● Dataset extract:
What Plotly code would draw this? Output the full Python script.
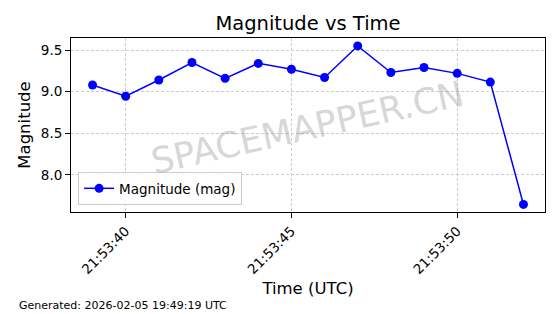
import plotly.graph_objects as go

times = ["2026-02-05 21:53:39", "2026-02-05 21:53:40", "2026-02-05 21:53:41", "2026-02-05 21:53:42",
         "2026-02-05 21:53:43", "2026-02-05 21:53:44", "2026-02-05 21:53:45", "2026-02-05 21:53:46",
         "2026-02-05 21:53:47", "2026-02-05 21:53:48", "2026-02-05 21:53:49", "2026-02-05 21:53:50",
         "2026-02-05 21:53:51", "2026-02-05 21:53:52"]
magnitudes = [9.08, 8.945, 9.14, 9.35, 9.16, 9.34, 9.27, 9.17, 9.55, 9.23, 9.29, 9.22, 9.115, 7.645]
ytick_vals = [8.0, 8.5, 9.0, 9.5]
ytick_text = ["8.0", "8.5", "9.0", "9.5"]

FONT = "DejaVu Sans"

# plot area in pixels
L, R, T, B = 71, 15, 38, 102
PW, PH = 560 - L - R, 314 - T - B

fig = go.Figure()
fig.add_trace(go.Scatter(
    x=times, y=magnitudes, mode="lines+markers", name="Magnitude (mag)",
    line=dict(color="#0000ff", width=1.5),
    marker=dict(color="#0000ff", size=9),
))

fig.update_layout(
    width=560, height=314,
    margin=dict(l=L, r=R, t=T, b=B),
    paper_bgcolor="white", plot_bgcolor="white",
    font=dict(family=FONT, color="black"),
    title=dict(text="Magnitude vs Time", x=0.5, xanchor="center", xref="paper",
               y=1 - 23 / 314, yanchor="middle", font=dict(size=19.5, family=FONT)),
    showlegend=True,
    legend=dict(x=0.015, y=0.04, xanchor="left", yanchor="bottom",
                bgcolor="rgba(255,255,255,0.8)", bordercolor="#cccccc", borderwidth=1,
                font=dict(size=13.5, family=FONT)),
    xaxis=dict(
        type="date", range=["2026-02-05 21:53:38.35", "2026-02-05 21:53:52.65"],
        tickformat="%H:%M:%S", dtick=5000, tick0="2026-02-05 21:53:40",
        tickangle=-45, tickfont=dict(size=13.5, family=FONT),
        ticks="outside", ticklen=5, tickcolor="black",
        showgrid=True, gridcolor="#cccccc", griddash="3px,2px", gridwidth=1,
        showline=True, linecolor="black", linewidth=1, mirror=True,
        zeroline=False,
        title=dict(text="Time (UTC)", font=dict(size=16.5, family=FONT), standoff=6),
    ),
    yaxis=dict(
        range=[7.554, 9.645], tickvals=ytick_vals, ticktext=ytick_text,
        tickfont=dict(size=13.5, family=FONT),
        ticks="outside", ticklen=5, tickcolor="black",
        showgrid=True, gridcolor="#cccccc", griddash="3px,2px", gridwidth=1,
        showline=True, linecolor="black", linewidth=1, mirror=True,
        zeroline=False,
        title=dict(text="Magnitude", font=dict(size=16.5, family=FONT), standoff=6),
    ),
)

fig.add_annotation(text="SPACEMAPPER.CN", xref="paper", yref="paper",
                   x=(307 - L) / PW, y=(T + PH - 127) / PH, showarrow=False, textangle=-12.5,
                   font=dict(size=35.5, family=FONT, color="rgba(150,150,150,0.4)"))

fig.add_annotation(text="Generated: 2026-02-05 19:49:19 UTC", xref="paper", yref="paper",
                   x=(17 - L) / PW, y=(T + PH - 305) / PH, xanchor="left", yanchor="middle",
                   showarrow=False, font=dict(size=11, family=FONT, color="black"))

fig.write_html("out.html")
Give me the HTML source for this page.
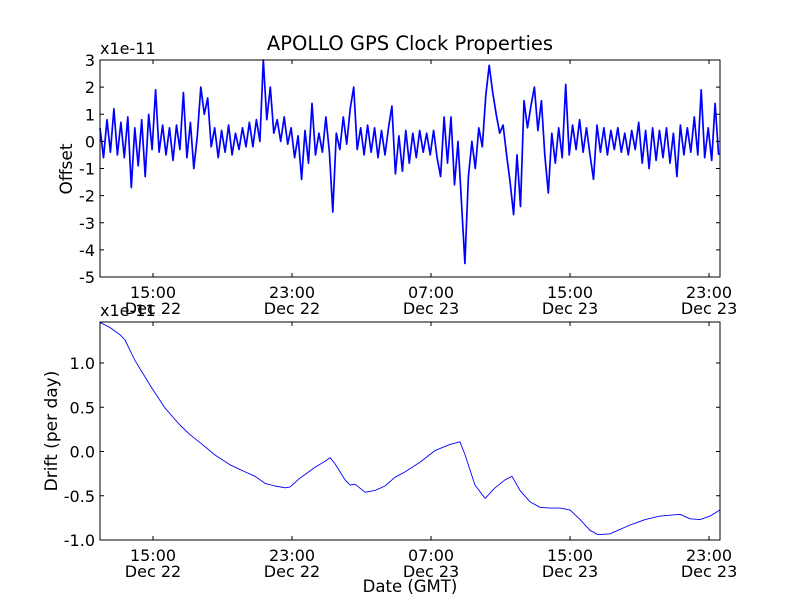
<!DOCTYPE html>
<html><head><meta charset="utf-8"><style>
html,body{margin:0;padding:0;background:#fff;}
svg{display:block;font-family:"DejaVu Sans","Liberation Sans",sans-serif;}
</style></head><body>
<svg id="chart" width="800" height="600" viewBox="0 0 800 600" xmlns="http://www.w3.org/2000/svg">
<rect width="800" height="600" fill="#fff"/>
<text x="410" y="50" font-size="19.5" text-anchor="middle">APOLLO GPS Clock Properties</text>
<g id="topPanel"></g>
<g id="botPanel"></g>
<text x="72" y="169" font-size="17" text-anchor="middle" transform="rotate(-90 72 169)">Offset</text>
<text x="57" y="431" font-size="17" text-anchor="middle" transform="rotate(-90 57 431)">Drift (per day)</text>
<text x="410" y="592" font-size="16.5" text-anchor="middle">Date (GMT)</text>
</svg>
<script>
// ---- data ----
const xTickHours = [15, 23, 31, 39, 47];
const xTickTimes = ["15:00", "23:00", "07:00", "15:00", "23:00"];
const xTickDates = ["Dec 22", "Dec 22", "Dec 23", "Dec 23", "Dec 23"];
const offsetTicks = [3, 2, 1, 0, -1, -2, -3, -4, -5];
const driftTicks = [1.0, 0.5, 0.0, -0.5, -1.0];
const offsetStartHour = 11.95;
const offsetStepHour = 0.2;
const offsetValues = [0.5,-0.6,0.8,-0.4,1.2,-0.5,0.7,-0.6,0.9,-1.7,0.5,-0.9,0.8,-1.3,1.0,-0.3,1.9,-0.4,0.6,-0.5,
0.5,-0.7,0.6,-0.3,1.8,-0.6,0.7,-1.0,0.2,2.0,1.0,1.6,-0.2,0.5,-0.6,0.4,-0.4,0.6,-0.5,0.3,
-0.3,0.5,-0.2,0.7,-0.2,0.8,0.0,3.0,0.8,2.0,0.3,0.8,0.0,0.9,-0.1,0.5,-0.6,0.2,-1.4,0.4,
-0.8,1.4,-0.5,0.3,-0.4,0.9,-0.4,-2.6,0.3,-0.3,0.9,-0.1,1.2,2.0,-0.3,0.5,-0.5,0.6,-0.4,0.5,
-0.6,0.4,-0.5,0.5,1.3,-1.2,0.2,-1.1,0.4,-0.8,0.3,-0.6,0.4,-0.4,0.3,-0.5,0.4,-0.6,-1.3,0.9,
-0.8,0.9,-1.6,0.0,-2.2,-4.5,-1.3,0.0,-1.0,0.5,-0.2,1.7,2.8,1.8,1.0,0.3,0.6,-0.5,-1.5,-2.7,
-0.5,-2.4,1.5,0.5,1.3,2.0,0.4,1.5,-0.5,-1.9,0.3,-0.8,0.5,-0.6,2.1,-0.5,0.6,-0.3,0.8,-0.4,
0.5,-0.5,-1.4,0.6,-0.4,0.5,-0.5,0.4,-0.3,0.5,-0.4,0.3,-0.5,0.4,-0.3,0.7,-0.8,0.4,-1.0,0.5,
-0.7,0.4,-0.6,0.5,-0.8,0.3,-1.3,0.6,-0.5,0.5,-0.4,0.9,-0.5,1.9,-0.6,0.5,-0.7,1.4,-0.5];
const driftHours = [11.95,12.53,13.10,13.39,13.96,14.83,15.69,16.55,17.13,17.71,18.57,19.43,20.30,20.87,21.45,22.02,22.60,22.89,23.46,24.32,24.90,25.19,25.48,26.05,26.34,26.63,27.20,27.78,28.35,28.93,29.50,30.37,31.23,32.09,32.67,32.96,33.53,34.11,34.68,35.26,35.66,36.12,36.70,37.27,37.85,38.42,39.00,39.58,40.15,40.61,41.30,42.45,43.32,44.18,44.76,45.33,45.91,46.48,47.06,47.63];
const driftValues = [1.46,1.40,1.32,1.26,1.03,0.75,0.49,0.30,0.19,0.10,-0.04,-0.15,-0.23,-0.28,-0.36,-0.39,-0.41,-0.40,-0.30,-0.18,-0.11,-0.07,-0.14,-0.32,-0.38,-0.37,-0.46,-0.44,-0.39,-0.29,-0.23,-0.12,0.01,0.08,0.11,-0.04,-0.38,-0.53,-0.41,-0.32,-0.28,-0.44,-0.57,-0.63,-0.64,-0.64,-0.66,-0.77,-0.89,-0.94,-0.93,-0.83,-0.77,-0.73,-0.72,-0.71,-0.76,-0.77,-0.73,-0.66];

// ---- axes ----
const X0 = 100, X1 = 720, H0 = 11.95, H1 = 47.63;
const xs = h => X0 + (h - H0) / (H1 - H0) * (X1 - X0);
const topY0 = 60, topY1 = 277, topMax = 3, topMin = -5;
const ysTop = v => topY0 + (topMax - v) / (topMax - topMin) * (topY1 - topY0);
const botY0 = 322, botY1 = 540, botMax = 1.4633, botMin = -1.0;
const ysBot = v => botY0 + (botMax - v) / (botMax - botMin) * (botY1 - botY0);
const NS = "http://www.w3.org/2000/svg";
function mk(tag, attrs, parent, txt) {
  const e = document.createElementNS(NS, tag);
  for (const k in attrs) e.setAttribute(k, attrs[k]);
  if (txt !== undefined) e.textContent = txt;
  parent.appendChild(e);
  return e;
}
function panel(g, y0, y1, ticks, ys, fmt, name) {
  for (let i = 0; i < xTickHours.length; i++) {
    const x = xs(xTickHours[i]);
    const t1 = mk("line", {x1: x, x2: x, y1: y1, y2: y1 - 4, stroke: "#000"}, g);
    
    
    const t2 = mk("line", {x1: x, x2: x, y1: y0, y2: y0 + 4, stroke: "#000"}, g);
    
    
    const a = mk("text", {x: x, y: y1 + 21, "font-size": 16, "text-anchor": "middle"}, g, xTickTimes[i]);
    
    
    const b = mk("text", {x: x, y: y1 + 37, "font-size": 16, "text-anchor": "middle"}, g, xTickDates[i]);
    
    
  }
  for (const v of ticks) {
    const y = ys(v);
    const l1 = mk("line", {x1: X0, x2: X0 + 4, y1: y, y2: y, stroke: "#000"}, g);
    
    
    const l2 = mk("line", {x1: X1, x2: X1 - 4, y1: y, y2: y, stroke: "#000"}, g);
    
    
    const t = mk("text", {x: X0 - 5, y: y + 6, "font-size": 16, "text-anchor": "end"}, g, fmt(v));
    
    
  }
  const fr = mk("rect", {x: X0, y: y0, width: X1 - X0, height: y1 - y0, fill: "none", stroke: "#000", "stroke-width": 1}, g);
  
  
  const ex = mk("text", {x: X0, y: y0 - 6, "font-size": 16}, g, "x1e-11");
  
  
}
const topG = document.getElementById("topPanel"), botG = document.getElementById("botPanel");
let d = "";
offsetValues.forEach((v, i) => {
  const h = offsetStartHour + i * offsetStepHour;
  d += (i ? "L" : "M") + xs(h).toFixed(1) + " " + ysTop(v).toFixed(1);
});
const p1 = mk("path", {d: d, fill: "none", stroke: "#0000ff", "stroke-width": 1.7, "stroke-linejoin": "round"}, topG);


d = "";
driftValues.forEach((v, i) => {
  d += (i ? "L" : "M") + xs(driftHours[i]).toFixed(1) + " " + ysBot(v).toFixed(1);
});
const p2 = mk("path", {d: d, fill: "none", stroke: "#0000ff", "stroke-width": 0.9, "stroke-linejoin": "round"}, botG);


panel(topG, topY0, topY1, offsetTicks, ysTop, v => String(v), "offset");
panel(botG, botY0, botY1, driftTicks, ysBot, v => v.toFixed(1), "drift");
</script>
</body></html>
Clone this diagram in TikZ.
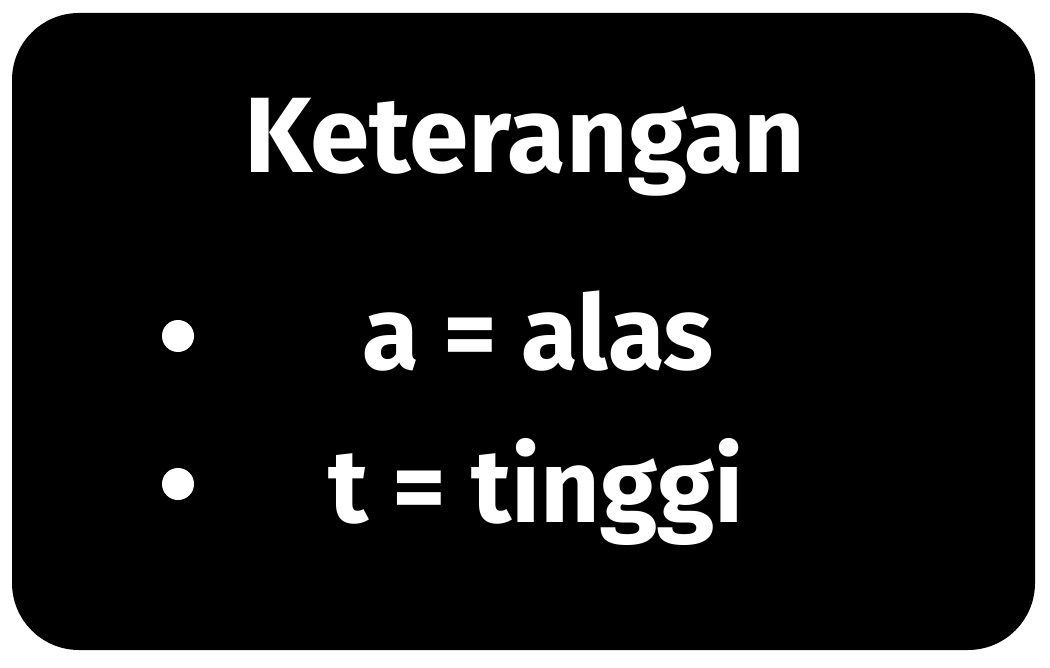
\documentclass[tikz,border=0pt]{standalone}
\usepackage{fontspec}
\setmainfont{Fira Sans}
\usetikzlibrary{positioning}

\begin{document}
\begin{tikzpicture}[x=0.02cm,y=-0.02cm,
txt/.style={text=white,font=\fontsize{59}{70}\selectfont\bfseries,inner sep=0pt,anchor=base},
dot/.style={circle,fill=white,inner sep=0pt,minimum size=32*0.02cm}]
 \useasboundingbox (0,0) rectangle (1050,668);
 \fill[black,rounded corners=67*0.02cm] (12,13) rectangle (1035,650);
 \node[txt,font=\fontsize{61}{72}\selectfont\bfseries] (title) at (525,173) {Keterangan};
 \node[txt] (alas) at (538,370) {a = alas};
 \node[txt] (tinggi) at (536,522) {t = tinggi};
 \node[dot] (b1) at (178,336) {};
 \node[dot] (b2) at (178,484) {};
\end{tikzpicture}
\end{document}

● Set exercise:
Begin at the first line of the material and copy each line exactly through the one containing "import plotly.graph_objects as go". Omit pictures.

● Final answer:
What Plotly code would draw this? Output the full Python script.
import plotly.graph_objects as go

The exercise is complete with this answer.